A ASPP critica a Direção Nacional da PSP por "não investir em recursos humanos essenciais numa área estratégica" e não compreende "porque a gestora do aeroporto não olha para a deterioração das instalações".
O sindicato consultou as receitas que a gestora do aeroporto, a ANA - Aeroportos de Portugal, recebe de taxas de segurança cobradas às companhias aéreas. A distribuição das verbas às várias entidades de segurança é feita depois pela Autoridade Nacional de Aviação Civil (ANAC) e o valor que chegou à PSP, de acordo com os últimos dados disponíveis no relatório e contas de 2018, "superou os 19 milhões de euros".
No entanto, assinala Carlos Oliveira, "o investimento na DSA foi zero". Para 2019, dado o aumento de passageiros, estas taxas ainda foram mais elevadas, sem que se conheça nenhum plano de obras ou reforço de efetivo".
Numa proposta, enviada no ano passado ao ministro da Administração Interna, a direção da ASPP pedia uma reorganização da DSA, colocando-a na dependência direta da Direção Nacional da PSP (agora está integrada no COMETLIS e divide recursos com outras 25 esquadras de Lisboa) e chamava atenção para problemas estruturais que deviam ser corrigidos.
"Os perímetros aeroportuários atuais delimitados por linhas de rede única e baixas, sendo facilmente escaláveis, bem como facilmente cortadas ou derrubadas são um dos pontos mais vulneráveis a interferências ilícitas", avisava o sindicato, pedindo o "reforço" destas barreiras.

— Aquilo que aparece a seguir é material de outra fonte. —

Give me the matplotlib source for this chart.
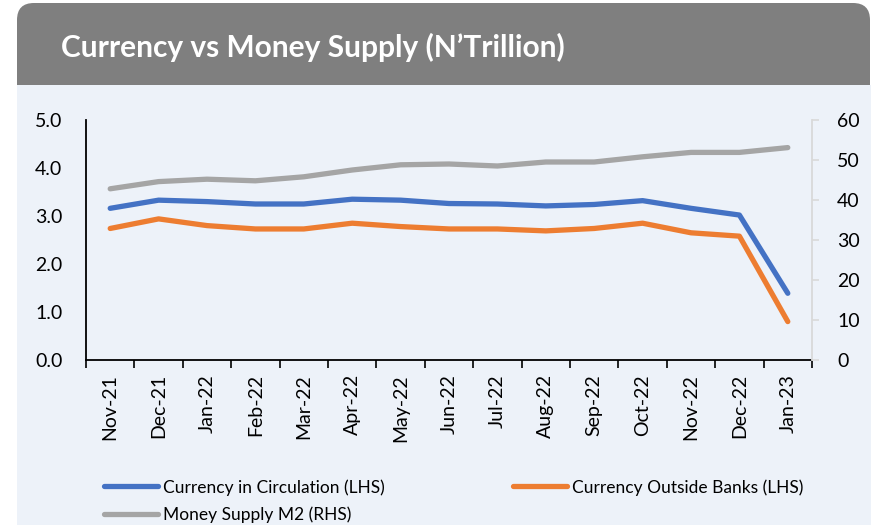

Outro ponto era "a construção das instalações, gerida de forma economicista, com utilização de pré-fabricados e de placas de aglomerados, que se desprendem com facilidade e põem em risco os seus utilizadores". Preocupante também "o mobiliário desadequado que em caso de ameaça ou explosão pode ser projetado causando ferimentos", bem como "a utilização desmesurada de vidraças que ao estilhaçar podem também provocar ferimentos".
A ASPP salientava que "ao aumento de passageiros acresce o inerente aumento de criminalidade nas mais variadas vertentes, sejam elas criminais, fiscais, imigração ilegal, tráfico de armas, estupefacientes, fauna, flora, ou pessoas, como modus operandi cada vez mais diversificados e sofisticados" e perante esta realidade "tal não se repercutiu no número de elementos policiais a desempenhar funções nos aeroportos - muito pelo contrário, o número de profissionais de polícia diminuiu".
O DN pediu vários esclarecimentos à ANA e à direção Nacional da PSP, mas ainda não obteve resposta.